** begin PROVIDED DATA **

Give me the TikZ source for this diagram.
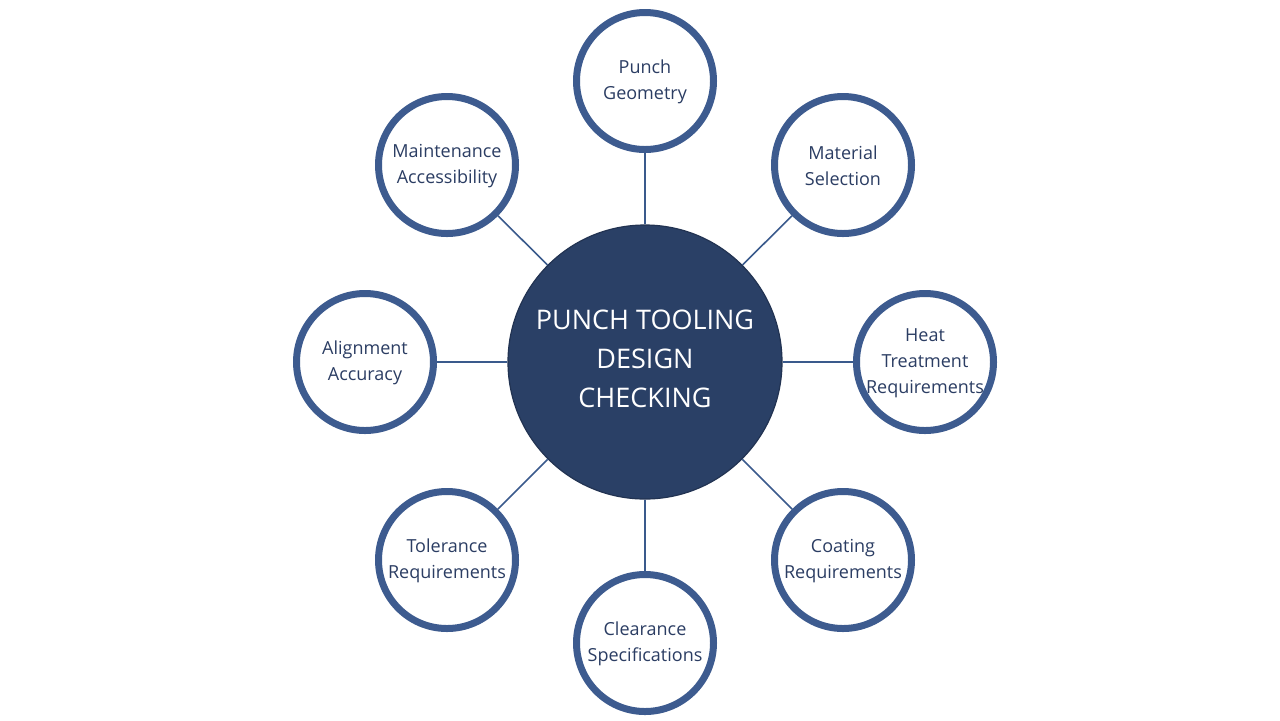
\documentclass[tikz,border=0pt]{standalone}
\usepackage{fontspec}
\setmainfont{Open Sans}
\usepackage{xcolor}
\usepackage{tikz}
\usetikzlibrary{positioning,calc}

\definecolor{hubfill}{HTML}{2A4066}
\definecolor{ringblue}{HTML}{3D5B8F}
\definecolor{labelblue}{HTML}{2B3D63}
\definecolor{spokeblue}{HTML}{3A5A8C}

\tikzset{
    hub/.style={circle, fill=hubfill, draw=hubfill!80!black, line width=0.6pt,
        minimum size=137pt, inner sep=0pt},
    hubtext/.style={text=white, align=center, yshift=1.5pt,
        font=\fontsize{13.5}{19.5}\selectfont},
    topic/.style={circle, fill=white, draw=ringblue, line width=3.5pt,
        minimum size=68.5pt, inner sep=0pt},
    topictext/.style={text=labelblue, align=center, yshift=-0.5pt,
        font=\fontsize{9}{13}\selectfont},
    spoke/.style={draw=spokeblue, line width=0.8pt}
}

\begin{document}
\begin{tikzpicture}[x=0.5pt, y=-0.5pt]
        \useasboundingbox (0,0) rectangle (1280,720);
        % Hub
        \node[hub, label={[hubtext]center:PUNCH TOOLING\\DESIGN\\CHECKING}] (hub) at (645,362) {};
        % Topics
        \node[topic, label={[topictext]center:Punch\\Geometry}]               (geometry)    at (645,81)  {};
        \node[topic, label={[topictext]center:Material\\Selection}]           (material)    at (843,165) {};
        \node[topic, label={[topictext]center:Heat\\Treatment\\Requirements}] (heat)        at (925,362) {};
        \node[topic, label={[topictext]center:Coating\\Requirements}]         (coating)     at (843,560) {};
        \node[topic, label={[topictext]center:Clearance\\Specifications}]     (clearance)   at (645,643) {};
        \node[topic, label={[topictext]center:Tolerance\\Requirements}]       (tolerance)   at (447,560) {};
        \node[topic, label={[topictext]center:Alignment\\Accuracy}]           (alignment)   at (365,362) {};
        \node[topic, label={[topictext]center:Maintenance\\Accessibility}]    (maintenance) at (447,165) {};
        % Spokes
        \draw[spoke] (hub) -- (geometry);
        \draw[spoke] (hub) -- (material);
        \draw[spoke] (hub) -- (heat);
        \draw[spoke] (hub) -- (coating);
        \draw[spoke] (hub) -- (clearance);
        \draw[spoke] (hub) -- (tolerance);
        \draw[spoke] (hub) -- (alignment);
        \draw[spoke] (hub) -- (maintenance);
    \end{tikzpicture}
\end{document}
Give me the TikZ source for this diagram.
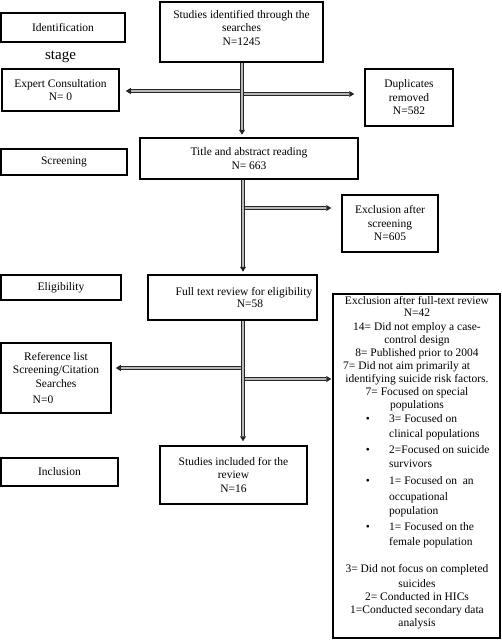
\documentclass[tikz,border=0pt]{standalone}
\usepackage{fontspec}
\setmainfont{Liberation Serif}
\usetikzlibrary{arrows.meta}
\begin{document}
\begin{tikzpicture}[x=1pt,y=-1pt,
  box/.style={draw, line width=1.5pt, inner sep=2pt, align=center, font=\fontsize{11.5}{13.5}\selectfont},
  txt/.style={inner sep=0pt, font=\fontsize{11.5}{13}\selectfont, anchor=base},
  arr/.style={draw=black!85, line width=0.9pt, double=gray!55, double distance=1.8pt, -{Triangle[length=5pt,width=6pt]}}]
\useasboundingbox (0,0) rectangle (502,640);
% boxes
\node[box, minimum width=124, minimum height=29] (ident) at (63,27.5) {Identification};
\node[font=\fontsize{15}{18}\selectfont] (stage) at (60.5,57) {stage};
\node[box, minimum width=163, minimum height=60] (studies) at (241.5,32) {Studies identified through the\\searches\\N=1245\\[-5pt]};
\node[box, minimum width=117, minimum height=42] (expert) at (60.5,90) {Expert Consultation\\N= 0};
\node[box, minimum width=88, minimum height=57] (dup) at (409,97.5) {Duplicates\\removed\\N=582};
\node[box, minimum width=126, minimum height=26] (screen) at (64,162) {Screening};
\node[box, minimum width=218, minimum height=41] (title) at (249,158.5) {Title and abstract reading\\N= 663};
\node[box, minimum width=96, minimum height=57] (exscr) at (390,223.5) {Exclusion after\\screening\\N=605};
\node[box, minimum width=120, minimum height=25] (elig) at (61,287.5) {Eligibility};
\node[box, minimum width=169, minimum height=45] (full) at (232.5,297.5) {};
\node[align=center, inner sep=0pt, font=\fontsize{11.5}{12}\selectfont] (fulltxt) at (244,297.5) {Full text review for eligibility\\\hspace*{12pt}N=58};
\node[box, minimum width=167, minimum height=344] (excl) at (416.5,466) {};
\node[box, minimum width=110, minimum height=70] (ref) at (56,378) {Reference list\\Screening/Citation\\Searches\\[2.5pt]\hspace*{-26pt}N=0};
\node[box, minimum width=147, minimum height=58] (incl) at (233.5,475) {Studies included for the\\review\\N=16};
\node[box, minimum width=117, minimum height=28] (inclusion) at (59.5,472) {Inclusion};
% exclusion text, centred lines
\foreach \y/\t [count=\n] in {304/Exclusion after full-text review, 316.5/N=42, 330/14= Did not employ a case-, 343/control design, 356/8= Published prior to 2004, 382/identifying suicide risk factors., 395/7= Focused on special, 408/populations, 572/3= Did not focus on completed, 587/suicides, 600/2= Conducted in HICs, 613/1=Conducted secondary data, 626/analysis}
  \node[txt] (exc\n) at (417,\y) {\t};
\node[txt, anchor=base west] (exl) at (343,369) {7= Did not aim primarily at};
% bullet items
\foreach \y/\t [count=\n] in {422/3= Focused on, 437/clinical populations, 453/2=Focused on suicide, 467/survivors, 484/1= Focused on\ \ an, 500/occupational, 514/population, 530/1= Focused on the, 545/female population}
  \node[txt, anchor=base west] (exb\n) at (389,\y) {\t};
\foreach \y [count=\n] in {422,453,484,530}
  \node[txt] (bul\n) at (368,\y) {\textbullet};
% connectors
\coordinate (t1) at (242,0);
\coordinate (t2) at (243,0);
\coordinate (b1) at (242,91);
\coordinate (b2) at (242,94);
\coordinate (b3) at (243,208);
\coordinate (b4) at (243,368);
\coordinate (b5) at (243,379);
\draw[arr, shorten >=6pt] (b1) -- (b1 -| expert.east);
\draw[arr, shorten >=10pt] (b2) -- (b2 -| dup.west);
\draw[arr, shorten >=10pt] (b3) -- (b3 -| exscr.west);
\draw[arr, shorten >=4pt] (b4) -- (b4 -| ref.east);
\draw[arr, shorten >=1pt] (b5) -- (b5 -| excl.west);
\draw[arr, shorten >=2.5pt] (studies.south -| t1) -- (title.north -| t1);
\draw[arr, shorten >=2.5pt] (title.south -| t2) -- (full.north -| t2);
\draw[arr, shorten >=4pt] (full.south -| t2) -- (incl.north -| t2);
\end{tikzpicture}
\end{document}
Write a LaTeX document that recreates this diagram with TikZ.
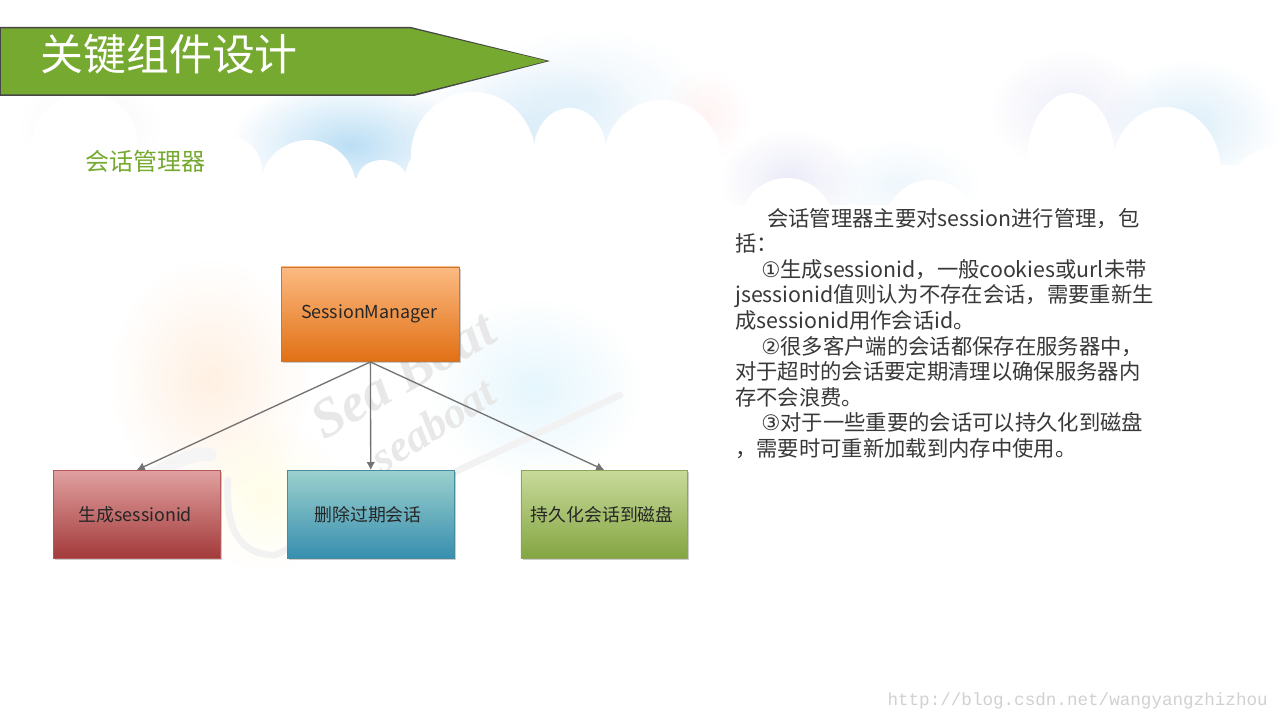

** end PROVIDED DATA **

TO DO:
Except for the pictures, copy the material above exactly.

WRITTEN ANSWER:
Give me the TikZ source for this diagram.
\documentclass[tikz,border=0pt]{standalone}
\usepackage{fontspec}
\setmainfont{Open Sans}
\usepackage{xcolor}
\usepackage{tikz}
\usetikzlibrary{positioning,calc}

\definecolor{hubfill}{HTML}{2A4066}
\definecolor{ringblue}{HTML}{3D5B8F}
\definecolor{labelblue}{HTML}{2B3D63}
\definecolor{spokeblue}{HTML}{3A5A8C}

\tikzset{
    hub/.style={circle, fill=hubfill, draw=hubfill!80!black, line width=0.6pt,
        minimum size=137pt, inner sep=0pt},
    hubtext/.style={text=white, align=center, yshift=1.5pt,
        font=\fontsize{13.5}{19.5}\selectfont},
    topic/.style={circle, fill=white, draw=ringblue, line width=3.5pt,
        minimum size=68.5pt, inner sep=0pt},
    topictext/.style={text=labelblue, align=center, yshift=-0.5pt,
        font=\fontsize{9}{13}\selectfont},
    spoke/.style={draw=spokeblue, line width=0.8pt}
}

\begin{document}
\begin{tikzpicture}[x=0.5pt, y=-0.5pt]
        \useasboundingbox (0,0) rectangle (1280,720);
        % Hub
        \node[hub, label={[hubtext]center:PUNCH TOOLING\\DESIGN\\CHECKING}] (hub) at (645,362) {};
        % Topics
        \node[topic, label={[topictext]center:Punch\\Geometry}]               (geometry)    at (645,81)  {};
        \node[topic, label={[topictext]center:Material\\Selection}]           (material)    at (843,165) {};
        \node[topic, label={[topictext]center:Heat\\Treatment\\Requirements}] (heat)        at (925,362) {};
        \node[topic, label={[topictext]center:Coating\\Requirements}]         (coating)     at (843,560) {};
        \node[topic, label={[topictext]center:Clearance\\Specifications}]     (clearance)   at (645,643) {};
        \node[topic, label={[topictext]center:Tolerance\\Requirements}]       (tolerance)   at (447,560) {};
        \node[topic, label={[topictext]center:Alignment\\Accuracy}]           (alignment)   at (365,362) {};
        \node[topic, label={[topictext]center:Maintenance\\Accessibility}]    (maintenance) at (447,165) {};
        % Spokes
        \draw[spoke] (hub) -- (geometry);
        \draw[spoke] (hub) -- (material);
        \draw[spoke] (hub) -- (heat);
        \draw[spoke] (hub) -- (coating);
        \draw[spoke] (hub) -- (clearance);
        \draw[spoke] (hub) -- (tolerance);
        \draw[spoke] (hub) -- (alignment);
        \draw[spoke] (hub) -- (maintenance);
    \end{tikzpicture}
\end{document}
Give me the TikZ source for this diagram.
\documentclass[tikz,border=0pt]{standalone}
\usepackage{fontspec}
\setmainfont{Liberation Serif}
\usetikzlibrary{arrows.meta}
\begin{document}
\begin{tikzpicture}[x=1pt,y=-1pt,
  box/.style={draw, line width=1.5pt, inner sep=2pt, align=center, font=\fontsize{11.5}{13.5}\selectfont},
  txt/.style={inner sep=0pt, font=\fontsize{11.5}{13}\selectfont, anchor=base},
  arr/.style={draw=black!85, line width=0.9pt, double=gray!55, double distance=1.8pt, -{Triangle[length=5pt,width=6pt]}}]
\useasboundingbox (0,0) rectangle (502,640);
% boxes
\node[box, minimum width=124, minimum height=29] (ident) at (63,27.5) {Identification};
\node[font=\fontsize{15}{18}\selectfont] (stage) at (60.5,57) {stage};
\node[box, minimum width=163, minimum height=60] (studies) at (241.5,32) {Studies identified through the\\searches\\N=1245\\[-5pt]};
\node[box, minimum width=117, minimum height=42] (expert) at (60.5,90) {Expert Consultation\\N= 0};
\node[box, minimum width=88, minimum height=57] (dup) at (409,97.5) {Duplicates\\removed\\N=582};
\node[box, minimum width=126, minimum height=26] (screen) at (64,162) {Screening};
\node[box, minimum width=218, minimum height=41] (title) at (249,158.5) {Title and abstract reading\\N= 663};
\node[box, minimum width=96, minimum height=57] (exscr) at (390,223.5) {Exclusion after\\screening\\N=605};
\node[box, minimum width=120, minimum height=25] (elig) at (61,287.5) {Eligibility};
\node[box, minimum width=169, minimum height=45] (full) at (232.5,297.5) {};
\node[align=center, inner sep=0pt, font=\fontsize{11.5}{12}\selectfont] (fulltxt) at (244,297.5) {Full text review for eligibility\\\hspace*{12pt}N=58};
\node[box, minimum width=167, minimum height=344] (excl) at (416.5,466) {};
\node[box, minimum width=110, minimum height=70] (ref) at (56,378) {Reference list\\Screening/Citation\\Searches\\[2.5pt]\hspace*{-26pt}N=0};
\node[box, minimum width=147, minimum height=58] (incl) at (233.5,475) {Studies included for the\\review\\N=16};
\node[box, minimum width=117, minimum height=28] (inclusion) at (59.5,472) {Inclusion};
% exclusion text, centred lines
\foreach \y/\t [count=\n] in {304/Exclusion after full-text review, 316.5/N=42, 330/14= Did not employ a case-, 343/control design, 356/8= Published prior to 2004, 382/identifying suicide risk factors., 395/7= Focused on special, 408/populations, 572/3= Did not focus on completed, 587/suicides, 600/2= Conducted in HICs, 613/1=Conducted secondary data, 626/analysis}
  \node[txt] (exc\n) at (417,\y) {\t};
\node[txt, anchor=base west] (exl) at (343,369) {7= Did not aim primarily at};
% bullet items
\foreach \y/\t [count=\n] in {422/3= Focused on, 437/clinical populations, 453/2=Focused on suicide, 467/survivors, 484/1= Focused on\ \ an, 500/occupational, 514/population, 530/1= Focused on the, 545/female population}
  \node[txt, anchor=base west] (exb\n) at (389,\y) {\t};
\foreach \y [count=\n] in {422,453,484,530}
  \node[txt] (bul\n) at (368,\y) {\textbullet};
% connectors
\coordinate (t1) at (242,0);
\coordinate (t2) at (243,0);
\coordinate (b1) at (242,91);
\coordinate (b2) at (242,94);
\coordinate (b3) at (243,208);
\coordinate (b4) at (243,368);
\coordinate (b5) at (243,379);
\draw[arr, shorten >=6pt] (b1) -- (b1 -| expert.east);
\draw[arr, shorten >=10pt] (b2) -- (b2 -| dup.west);
\draw[arr, shorten >=10pt] (b3) -- (b3 -| exscr.west);
\draw[arr, shorten >=4pt] (b4) -- (b4 -| ref.east);
\draw[arr, shorten >=1pt] (b5) -- (b5 -| excl.west);
\draw[arr, shorten >=2.5pt] (studies.south -| t1) -- (title.north -| t1);
\draw[arr, shorten >=2.5pt] (title.south -| t2) -- (full.north -| t2);
\draw[arr, shorten >=4pt] (full.south -| t2) -- (incl.north -| t2);
\end{tikzpicture}
\end{document}
Write a LaTeX document that recreates this diagram with TikZ.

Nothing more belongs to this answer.